[Stated task]: Take the lines from the beginning of the material through the line containing "53.74, 54.78, 54.95];" and retype them exactly, leaving the pictures out.

[Raw data]:
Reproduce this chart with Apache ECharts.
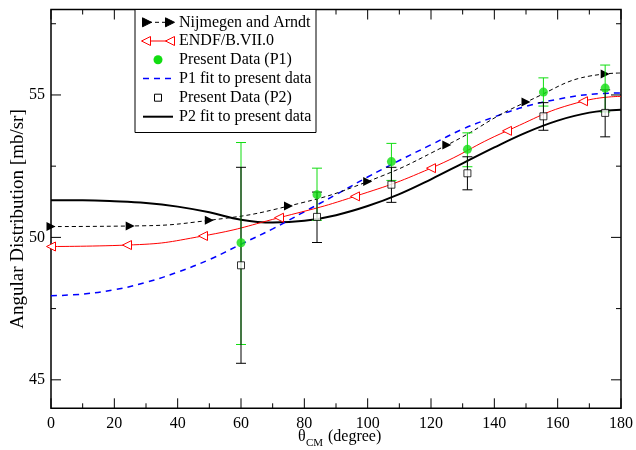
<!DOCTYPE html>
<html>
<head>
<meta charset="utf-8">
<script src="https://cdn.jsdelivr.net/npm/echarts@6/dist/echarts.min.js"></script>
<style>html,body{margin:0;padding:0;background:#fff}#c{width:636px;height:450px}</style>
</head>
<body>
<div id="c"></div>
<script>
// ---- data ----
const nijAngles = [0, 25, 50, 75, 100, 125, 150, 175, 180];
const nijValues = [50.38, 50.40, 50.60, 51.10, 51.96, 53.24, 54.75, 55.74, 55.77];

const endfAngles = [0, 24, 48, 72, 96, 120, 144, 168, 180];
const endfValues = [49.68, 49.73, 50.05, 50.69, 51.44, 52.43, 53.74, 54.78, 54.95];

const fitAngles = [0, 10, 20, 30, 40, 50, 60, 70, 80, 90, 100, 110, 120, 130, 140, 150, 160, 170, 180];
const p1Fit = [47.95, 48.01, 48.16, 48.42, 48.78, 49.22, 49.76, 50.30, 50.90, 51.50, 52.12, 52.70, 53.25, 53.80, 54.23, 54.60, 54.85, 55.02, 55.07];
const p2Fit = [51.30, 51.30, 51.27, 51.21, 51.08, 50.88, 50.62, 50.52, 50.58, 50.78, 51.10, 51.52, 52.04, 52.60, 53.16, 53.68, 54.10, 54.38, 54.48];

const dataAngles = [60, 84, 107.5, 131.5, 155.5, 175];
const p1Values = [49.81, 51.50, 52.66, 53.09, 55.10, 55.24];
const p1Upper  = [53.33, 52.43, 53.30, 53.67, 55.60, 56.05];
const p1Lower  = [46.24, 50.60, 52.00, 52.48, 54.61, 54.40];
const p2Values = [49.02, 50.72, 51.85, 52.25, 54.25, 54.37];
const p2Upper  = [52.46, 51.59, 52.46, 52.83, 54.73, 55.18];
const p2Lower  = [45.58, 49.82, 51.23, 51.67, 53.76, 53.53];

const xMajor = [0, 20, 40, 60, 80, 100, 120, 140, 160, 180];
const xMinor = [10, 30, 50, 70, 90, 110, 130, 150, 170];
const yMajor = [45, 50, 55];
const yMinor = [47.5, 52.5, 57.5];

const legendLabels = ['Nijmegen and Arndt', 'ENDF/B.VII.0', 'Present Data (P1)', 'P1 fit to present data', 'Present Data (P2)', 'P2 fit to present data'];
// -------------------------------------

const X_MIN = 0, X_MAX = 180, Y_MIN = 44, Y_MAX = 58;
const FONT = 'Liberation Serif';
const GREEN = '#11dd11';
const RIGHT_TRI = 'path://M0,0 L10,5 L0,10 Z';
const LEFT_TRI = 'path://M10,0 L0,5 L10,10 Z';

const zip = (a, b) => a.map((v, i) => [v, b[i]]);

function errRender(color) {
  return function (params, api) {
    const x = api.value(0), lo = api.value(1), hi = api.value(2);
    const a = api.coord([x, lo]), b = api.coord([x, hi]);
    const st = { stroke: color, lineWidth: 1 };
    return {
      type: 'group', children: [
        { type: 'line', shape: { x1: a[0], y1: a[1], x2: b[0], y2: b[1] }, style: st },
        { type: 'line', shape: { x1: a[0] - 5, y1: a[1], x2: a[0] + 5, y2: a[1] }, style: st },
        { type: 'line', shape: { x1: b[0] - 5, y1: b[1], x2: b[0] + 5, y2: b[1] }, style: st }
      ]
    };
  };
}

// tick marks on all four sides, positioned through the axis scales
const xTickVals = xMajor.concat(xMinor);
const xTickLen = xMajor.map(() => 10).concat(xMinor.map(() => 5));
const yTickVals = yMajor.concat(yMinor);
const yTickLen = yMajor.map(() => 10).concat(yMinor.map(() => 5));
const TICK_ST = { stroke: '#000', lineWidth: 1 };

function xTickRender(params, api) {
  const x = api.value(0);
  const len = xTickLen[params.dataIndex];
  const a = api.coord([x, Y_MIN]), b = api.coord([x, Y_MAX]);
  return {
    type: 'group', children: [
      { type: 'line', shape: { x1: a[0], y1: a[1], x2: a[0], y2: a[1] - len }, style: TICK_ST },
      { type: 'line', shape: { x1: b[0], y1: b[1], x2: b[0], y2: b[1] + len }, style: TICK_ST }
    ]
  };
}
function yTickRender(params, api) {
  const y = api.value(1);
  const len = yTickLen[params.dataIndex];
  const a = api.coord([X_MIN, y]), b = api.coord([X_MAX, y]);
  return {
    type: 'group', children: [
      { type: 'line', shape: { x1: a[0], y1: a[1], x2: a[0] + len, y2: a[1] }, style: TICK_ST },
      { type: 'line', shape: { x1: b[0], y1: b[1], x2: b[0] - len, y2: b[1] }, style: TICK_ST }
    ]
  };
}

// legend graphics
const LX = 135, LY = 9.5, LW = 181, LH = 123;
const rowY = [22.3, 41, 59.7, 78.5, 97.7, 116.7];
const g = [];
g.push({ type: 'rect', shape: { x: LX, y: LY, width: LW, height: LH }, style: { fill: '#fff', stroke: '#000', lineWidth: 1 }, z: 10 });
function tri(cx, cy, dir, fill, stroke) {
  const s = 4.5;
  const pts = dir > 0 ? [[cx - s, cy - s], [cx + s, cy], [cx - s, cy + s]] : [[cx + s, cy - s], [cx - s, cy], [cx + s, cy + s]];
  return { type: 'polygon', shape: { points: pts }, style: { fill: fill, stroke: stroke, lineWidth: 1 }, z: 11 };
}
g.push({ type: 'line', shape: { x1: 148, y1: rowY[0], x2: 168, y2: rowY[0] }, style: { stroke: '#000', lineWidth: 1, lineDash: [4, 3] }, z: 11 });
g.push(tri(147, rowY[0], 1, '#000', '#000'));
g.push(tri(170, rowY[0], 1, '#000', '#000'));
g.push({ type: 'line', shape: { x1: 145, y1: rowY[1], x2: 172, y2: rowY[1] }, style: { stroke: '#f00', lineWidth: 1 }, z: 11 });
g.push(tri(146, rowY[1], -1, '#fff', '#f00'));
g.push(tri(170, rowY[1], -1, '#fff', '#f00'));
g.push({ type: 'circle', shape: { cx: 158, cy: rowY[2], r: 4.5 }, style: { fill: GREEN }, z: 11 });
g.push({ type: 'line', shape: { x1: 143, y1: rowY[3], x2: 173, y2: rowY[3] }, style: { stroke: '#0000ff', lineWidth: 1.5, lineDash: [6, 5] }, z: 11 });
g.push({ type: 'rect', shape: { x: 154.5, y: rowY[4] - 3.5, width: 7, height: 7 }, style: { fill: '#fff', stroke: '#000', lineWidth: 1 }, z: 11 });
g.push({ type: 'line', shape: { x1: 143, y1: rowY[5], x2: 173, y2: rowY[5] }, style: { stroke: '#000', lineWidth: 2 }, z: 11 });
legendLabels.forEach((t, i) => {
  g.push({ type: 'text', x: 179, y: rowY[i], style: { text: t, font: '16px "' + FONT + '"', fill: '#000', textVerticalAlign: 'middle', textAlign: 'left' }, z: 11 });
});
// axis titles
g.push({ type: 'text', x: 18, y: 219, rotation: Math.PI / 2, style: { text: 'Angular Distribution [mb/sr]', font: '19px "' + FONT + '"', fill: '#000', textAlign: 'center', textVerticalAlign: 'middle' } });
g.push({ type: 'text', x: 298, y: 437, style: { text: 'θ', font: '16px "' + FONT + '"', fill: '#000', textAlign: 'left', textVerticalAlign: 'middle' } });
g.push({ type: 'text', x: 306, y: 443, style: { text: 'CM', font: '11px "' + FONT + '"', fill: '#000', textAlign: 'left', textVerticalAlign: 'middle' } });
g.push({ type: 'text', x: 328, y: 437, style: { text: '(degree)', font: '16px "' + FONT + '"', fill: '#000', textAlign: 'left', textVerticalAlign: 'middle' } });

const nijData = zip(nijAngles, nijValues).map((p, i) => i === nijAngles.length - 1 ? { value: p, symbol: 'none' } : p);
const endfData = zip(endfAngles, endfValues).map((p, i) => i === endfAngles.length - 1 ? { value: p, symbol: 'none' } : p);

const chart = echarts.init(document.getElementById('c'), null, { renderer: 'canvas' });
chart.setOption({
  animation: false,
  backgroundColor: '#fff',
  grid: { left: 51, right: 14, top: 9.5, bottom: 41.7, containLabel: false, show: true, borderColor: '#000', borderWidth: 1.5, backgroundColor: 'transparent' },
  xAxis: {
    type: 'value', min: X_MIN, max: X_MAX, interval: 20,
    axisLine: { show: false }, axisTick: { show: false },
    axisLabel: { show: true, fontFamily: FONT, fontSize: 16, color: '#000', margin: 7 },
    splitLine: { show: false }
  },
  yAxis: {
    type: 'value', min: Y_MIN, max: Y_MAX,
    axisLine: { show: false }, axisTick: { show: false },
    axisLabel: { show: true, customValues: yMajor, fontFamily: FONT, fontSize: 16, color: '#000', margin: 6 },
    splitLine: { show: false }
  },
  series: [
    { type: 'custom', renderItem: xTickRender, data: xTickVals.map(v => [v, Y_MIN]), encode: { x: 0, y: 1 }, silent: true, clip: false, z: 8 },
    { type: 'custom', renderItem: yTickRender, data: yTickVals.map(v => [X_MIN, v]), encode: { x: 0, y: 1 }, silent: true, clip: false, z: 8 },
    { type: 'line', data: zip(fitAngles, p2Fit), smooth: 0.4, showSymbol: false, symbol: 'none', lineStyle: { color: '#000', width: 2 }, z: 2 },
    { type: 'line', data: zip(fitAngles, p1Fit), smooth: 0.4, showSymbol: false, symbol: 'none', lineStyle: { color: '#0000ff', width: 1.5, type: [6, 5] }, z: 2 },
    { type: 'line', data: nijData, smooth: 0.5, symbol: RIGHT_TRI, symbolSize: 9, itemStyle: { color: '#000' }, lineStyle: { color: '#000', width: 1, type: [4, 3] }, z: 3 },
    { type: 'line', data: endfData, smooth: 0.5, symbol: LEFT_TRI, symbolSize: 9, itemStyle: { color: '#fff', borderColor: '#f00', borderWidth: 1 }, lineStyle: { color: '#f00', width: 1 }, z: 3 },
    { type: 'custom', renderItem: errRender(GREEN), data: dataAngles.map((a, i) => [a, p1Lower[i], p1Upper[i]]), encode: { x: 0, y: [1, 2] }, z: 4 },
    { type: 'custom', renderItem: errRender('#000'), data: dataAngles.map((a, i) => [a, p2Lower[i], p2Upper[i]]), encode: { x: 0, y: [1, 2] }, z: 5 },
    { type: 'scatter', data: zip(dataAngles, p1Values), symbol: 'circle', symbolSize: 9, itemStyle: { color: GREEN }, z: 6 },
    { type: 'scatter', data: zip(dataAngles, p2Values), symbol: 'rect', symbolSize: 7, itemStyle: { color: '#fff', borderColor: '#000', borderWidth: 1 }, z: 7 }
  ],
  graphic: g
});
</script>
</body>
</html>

[Solution for this problem]:
Reproduce this chart with Apache ECharts.
<!DOCTYPE html>
<html>
<head>
<meta charset="utf-8">
<script src="https://cdn.jsdelivr.net/npm/echarts@6/dist/echarts.min.js"></script>
<style>html,body{margin:0;padding:0;background:#fff}#c{width:636px;height:450px}</style>
</head>
<body>
<div id="c"></div>
<script>
// ---- data ----
const nijAngles = [0, 25, 50, 75, 100, 125, 150, 175, 180];
const nijValues = [50.38, 50.40, 50.60, 51.10, 51.96, 53.24, 54.75, 55.74, 55.77];

const endfAngles = [0, 24, 48, 72, 96, 120, 144, 168, 180];
const endfValues = [49.68, 49.73, 50.05, 50.69, 51.44, 52.43, 53.74, 54.78, 54.95];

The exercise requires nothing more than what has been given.